On Sat, 8 Dec 2012, Riccardo (Jack) Lucchetti wrote:
On Fri, 7 Dec 2012, Allin Cottrell wrote:
> In fact, although we could go either way in terms of resolving the
> inconsistency of treatment of X'Y and X'*Y, for X or Y 1x1 and not
> strictly conformable with the other operand, it would be easier (I
> think) to make the latter operation reduce to the former, hence
> (absent any other changes) enforcing the stricter interpretation. If
> that's what we want.
Premise: matrix-oriented languages have a short history, compared to the
tradition in mathematically-formal matrix notation. A few conventions have
been emerging in Gauss, Matlab and Ox, with hansl and mata as the newcomers
in the field. It's perfectly natural that some good ideas become de facto
standards (or almost such, such as the A'B syntax, matlab being the
exception), while at the same time there may be inconsistencies and oddities.

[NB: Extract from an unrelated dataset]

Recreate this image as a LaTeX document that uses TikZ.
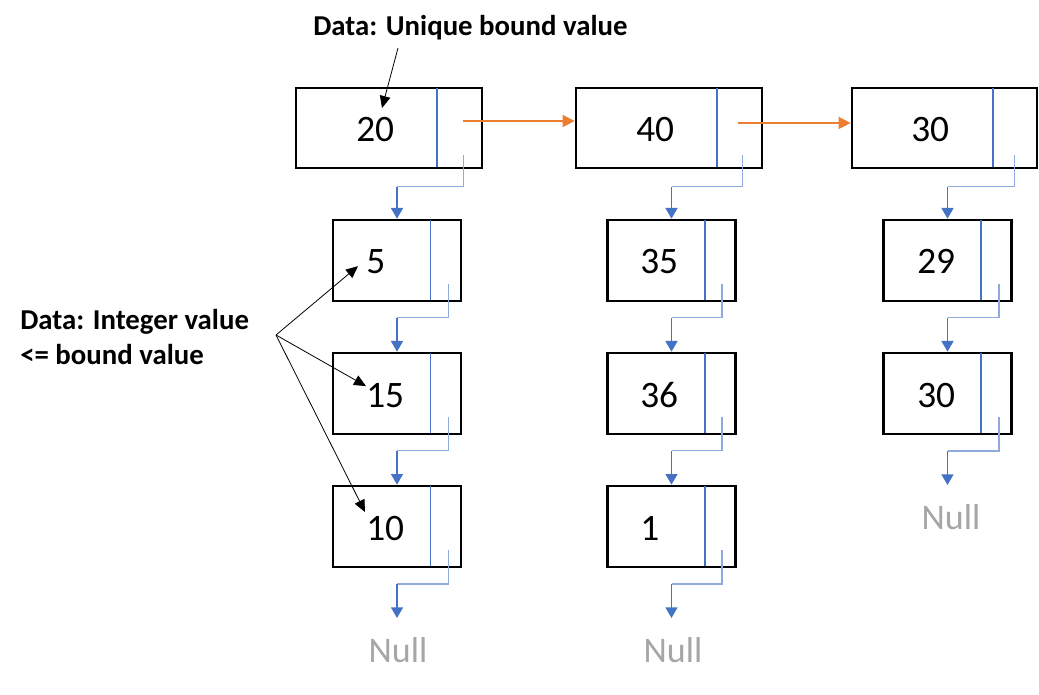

Moreover, hansl has not been "designed": many of its features have been added
incrementally as needed, so quirks may arise just as they do in natural
languages, such as English. Sometimes (like in the case of left- and right-
matrix divisions) changing to conform to what others do is a good idea,
sometimes it isn't. I'd say it depends. IMO, the objective must be to conform
to intuition (and established mathematical conventions) as closely as
possible without infringing consistency and predictability of behaviour.
This said, I think both expressions should be legal: in the expressions
"a'b"
and "a' * b" the 'prime' character actually performs a different
role (as
Allin already said): in the first case, it's shorthand for "transpose and
then multiply"; in the second case, it means "transpose and see what happens
next".
In the interest of common sense, I imagine that everybody agrees that
transposition on a 1x1 matrix should be a no-op which takes precedence on
anything else, so "a' * b" is exactly equivalent to "a*b". For
similar
reasons, "a'b" should be interpreted as "since this is shorthand for
"(a')*b,
just do the same".
I think you're right. That's now the situation in CVS.